In half century of existence, using an operational model almost identical to Specialisterne, they only have created jobs for 2,400 disabled employees, of which a tiny subset are from autistic spectrum.

As we can see, organizations like Specialisterne and Pride Industries simply do not scale. They do play a positive role in our society, but they can never reach the hundreds of thousands of jobs for HFA to change the society attitude.

Proposed employment plan  for HFA young people

Lets re-list from above what we need to create jobs for HFA people. 
  1. An education
  2. A network of people 
  3. Connections with many people already employed 
  4. Mentors
  5. Reach some  independence
My plan is based on experience and I refer to the many articles from this blog describing our discoveries: The Experiment , The extraordinary laptop repair, and more.

Here is a picture that is essence the same the Open Science Grid. We tap huge and highly effective teaching and mentoring resources already existing, but dormant.
Fig. 2: Leveraging HFA students to attend higher education with the help of tutors recruited from the student population
Using a tutor, another student at Sierra College in Rocklin, my son had a spectacular improvement in revealing his abilities (see The Experiment).

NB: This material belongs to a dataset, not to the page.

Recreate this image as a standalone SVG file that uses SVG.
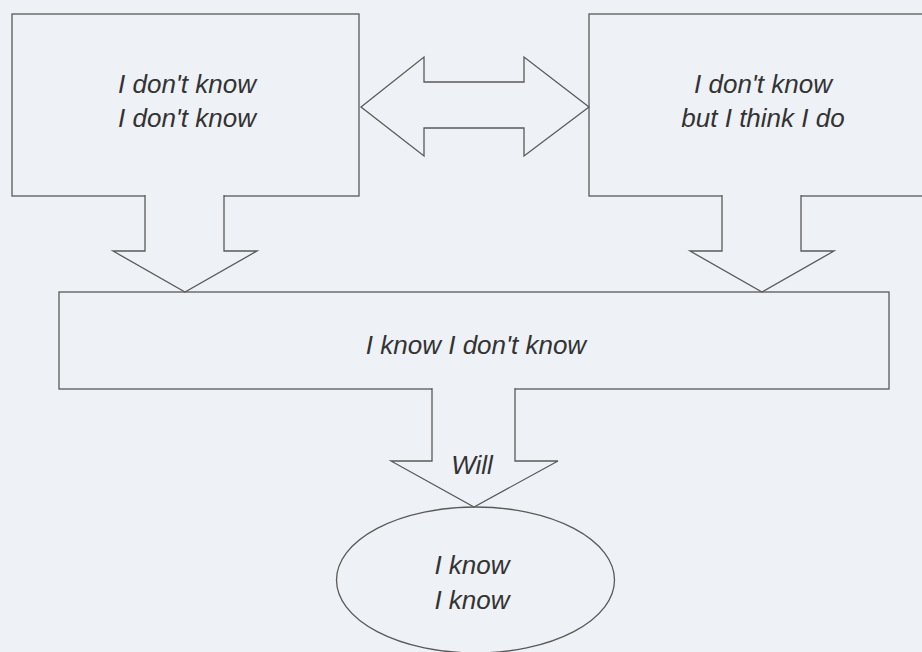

 WSJ reports "Virginia Commonwealth University recently published the first study of its kind to demonstrate that the strengths of youths with autism can be parlayed into gainful employment given the right educational program."

At Sierra College we pay the tutors with funds from Alta California. But to accelerate the process, we need an organization to raise funds to pay HFA tutor salaries. The tutors must be fellow students.

When these students graduate and get jobs in corporate America, they act as HFA champion advocates inside the companies .They will part of the network of each HFA job seeker. They are ideal door openers for the former HFA students they helped as students. Thy know how to make them productive

We call this organization, a true non-profit, The New Dandelion. TND will not employ tutors. They will approach each educational institution to make a case for accepting HFA students and create a plan. The local management of the tutors will be handled by the higher education school via specialized contractors. In Sierra College Progressive Employment manages the tutors

For the system to work, every HFA needs a mentor in the companies they join. and if for some reason the young HFA does not feel at ease in a job, there is a chance to appeal to the network of former tutors and find a more suitable job.

Once they reach a critical mass, the former tutors will change for good the entire fabric of  corporate attitudes towards HFAs

The New Dandelion: Can we make it reality?

Absolutely Yes! Like Open Science Grid unleashing some extraordinary resources we didn't know they exist, The New Dandelion (TND) uncovers precious resources in our 11,000 higher education institutions from US alone. There is no need to create gargantuan organizations of tens of thousands of employees. TND is lean and be replicated easily in every state of US and outside US 

But I can not do it alone. I need more influential, powerful, reputable and resourceful backers. And I need every reader to spread the word.